(Code that draws figures)
___

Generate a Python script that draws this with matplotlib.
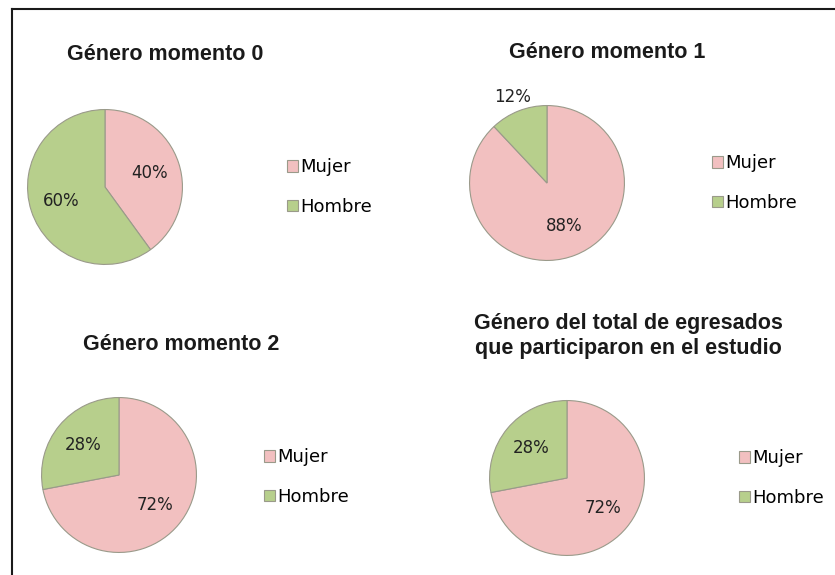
import matplotlib
matplotlib.use("Agg")
import matplotlib.pyplot as plt
from matplotlib.lines import Line2D
import numpy as np

W, H = 835, 575

categories = ["Mujer", "Hombre"]
titles = ["Género momento 0", "Género momento 1", "Género momento 2",
          "Género del total de egresados\nque participaron en el estudio"]
mujer = [40, 88, 72, 72]
hombre = [60, 12, 28, 28]

colors = ["#F2C0C0", "#B7CF8C"]

# layout in pixels: pie centre, radius, title centre, legend anchor
centers = [(105, 187), (547, 183), (119, 475), (567, 478)]
radius = 79
title_pos = [(165, 55), (607, 52), (181, 344), (628, 336)]
legend_pos = [(287, 187), (712, 183), (264, 477), (739, 478)]

fig = plt.figure(figsize=(W / 100, H / 100), dpi=100)
fig.patch.set_facecolor("white")

for i in range(4):
    cx, cy = centers[i]
    ax = fig.add_axes([(cx - radius) / W, 1 - (cy + radius) / H,
                       2 * radius / W, 2 * radius / H])
    wedges, texts, autotexts = ax.pie(
        [mujer[i], hombre[i]], colors=colors, startangle=90, counterclock=False,
        autopct="%d%%", pctdistance=0.6,
        wedgeprops=dict(edgecolor="#9a9a8a", linewidth=0.8),
        textprops=dict(fontsize=12, color="#222222", family="DejaVu Sans"))
    # small slice label sits outside the pie
    for w, t in zip(wedges, autotexts):
        if w.theta2 - w.theta1 < 60:
            x, y = t.get_position()
            t.set_position((x * 2.0, y * 2.0))
    ax.set_xlim(-1.02, 1.02)
    ax.set_ylim(-1.02, 1.02)
    ax.set_aspect("equal")
    ax.axis("off")

    tx, ty = title_pos[i]
    fig.text(tx / W, 1 - ty / H, titles[i], ha="center", va="center",
             fontsize=15.5, fontweight="bold", family="Liberation Sans",
             color="#1a1a1a", linespacing=1.3)

    lx, ly = legend_pos[i]
    fig.legend(wedges, categories, loc="center left",
               bbox_to_anchor=(lx / W, 1 - ly / H), frameon=False,
               prop=dict(family="DejaVu Sans", size=13),
               handlelength=0.6, handleheight=0.6, handletextpad=0.15,
               labelspacing=1.2, borderpad=0, borderaxespad=0)

# outer border (left and top)
fig.add_artist(Line2D([11.5 / W, 11.5 / W], [0, 1 - 8.5 / H], color="#1a1a1a", lw=1.5))
fig.add_artist(Line2D([11.5 / W, 1], [1 - 8.5 / H, 1 - 8.5 / H], color="#1a1a1a", lw=1.5))

fig.savefig("out.png", dpi=100)
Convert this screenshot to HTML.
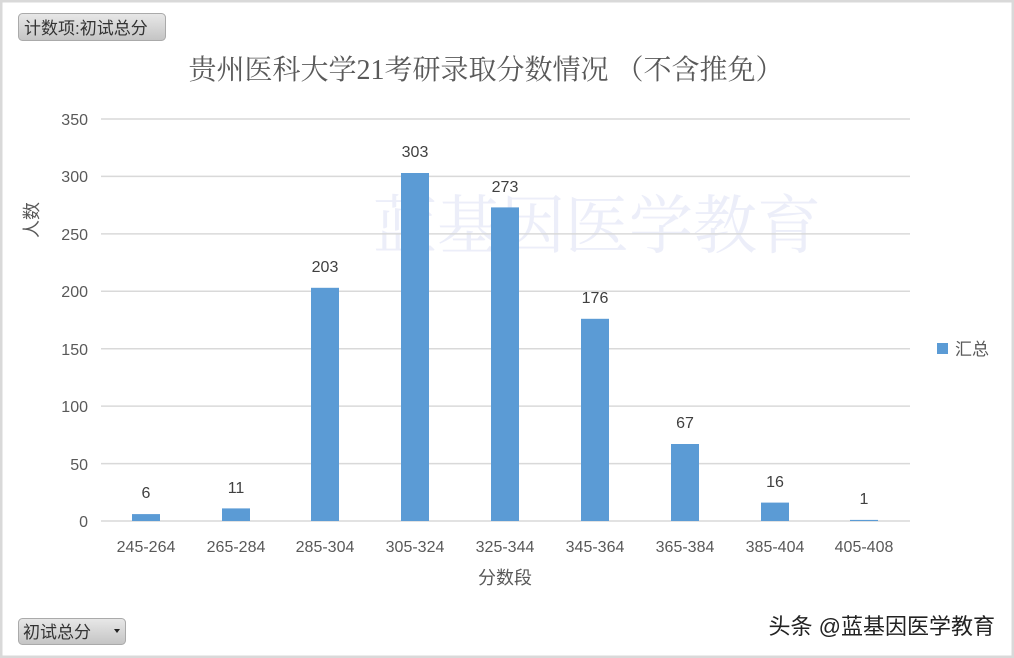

___

DO THIS ▸
Your copy of the data above should match it exactly, except that pictures are left out.

RESPONSE TO THIS EXERCISE ▸
Generate a Python script that draws this with matplotlib.
import matplotlib
matplotlib.use("Agg")
import matplotlib.pyplot as plt
from matplotlib.lines import Line2D
import numpy as np

W, H = 835, 575

categories = ["Mujer", "Hombre"]
titles = ["Género momento 0", "Género momento 1", "Género momento 2",
          "Género del total de egresados\nque participaron en el estudio"]
mujer = [40, 88, 72, 72]
hombre = [60, 12, 28, 28]

colors = ["#F2C0C0", "#B7CF8C"]

# layout in pixels: pie centre, radius, title centre, legend anchor
centers = [(105, 187), (547, 183), (119, 475), (567, 478)]
radius = 79
title_pos = [(165, 55), (607, 52), (181, 344), (628, 336)]
legend_pos = [(287, 187), (712, 183), (264, 477), (739, 478)]

fig = plt.figure(figsize=(W / 100, H / 100), dpi=100)
fig.patch.set_facecolor("white")

for i in range(4):
    cx, cy = centers[i]
    ax = fig.add_axes([(cx - radius) / W, 1 - (cy + radius) / H,
                       2 * radius / W, 2 * radius / H])
    wedges, texts, autotexts = ax.pie(
        [mujer[i], hombre[i]], colors=colors, startangle=90, counterclock=False,
        autopct="%d%%", pctdistance=0.6,
        wedgeprops=dict(edgecolor="#9a9a8a", linewidth=0.8),
        textprops=dict(fontsize=12, color="#222222", family="DejaVu Sans"))
    # small slice label sits outside the pie
    for w, t in zip(wedges, autotexts):
        if w.theta2 - w.theta1 < 60:
            x, y = t.get_position()
            t.set_position((x * 2.0, y * 2.0))
    ax.set_xlim(-1.02, 1.02)
    ax.set_ylim(-1.02, 1.02)
    ax.set_aspect("equal")
    ax.axis("off")

    tx, ty = title_pos[i]
    fig.text(tx / W, 1 - ty / H, titles[i], ha="center", va="center",
             fontsize=15.5, fontweight="bold", family="Liberation Sans",
             color="#1a1a1a", linespacing=1.3)

    lx, ly = legend_pos[i]
    fig.legend(wedges, categories, loc="center left",
               bbox_to_anchor=(lx / W, 1 - ly / H), frameon=False,
               prop=dict(family="DejaVu Sans", size=13),
               handlelength=0.6, handleheight=0.6, handletextpad=0.15,
               labelspacing=1.2, borderpad=0, borderaxespad=0)

# outer border (left and top)
fig.add_artist(Line2D([11.5 / W, 11.5 / W], [0, 1 - 8.5 / H], color="#1a1a1a", lw=1.5))
fig.add_artist(Line2D([11.5 / W, 1], [1 - 8.5 / H, 1 - 8.5 / H], color="#1a1a1a", lw=1.5))

fig.savefig("out.png", dpi=100)
Convert this screenshot to HTML.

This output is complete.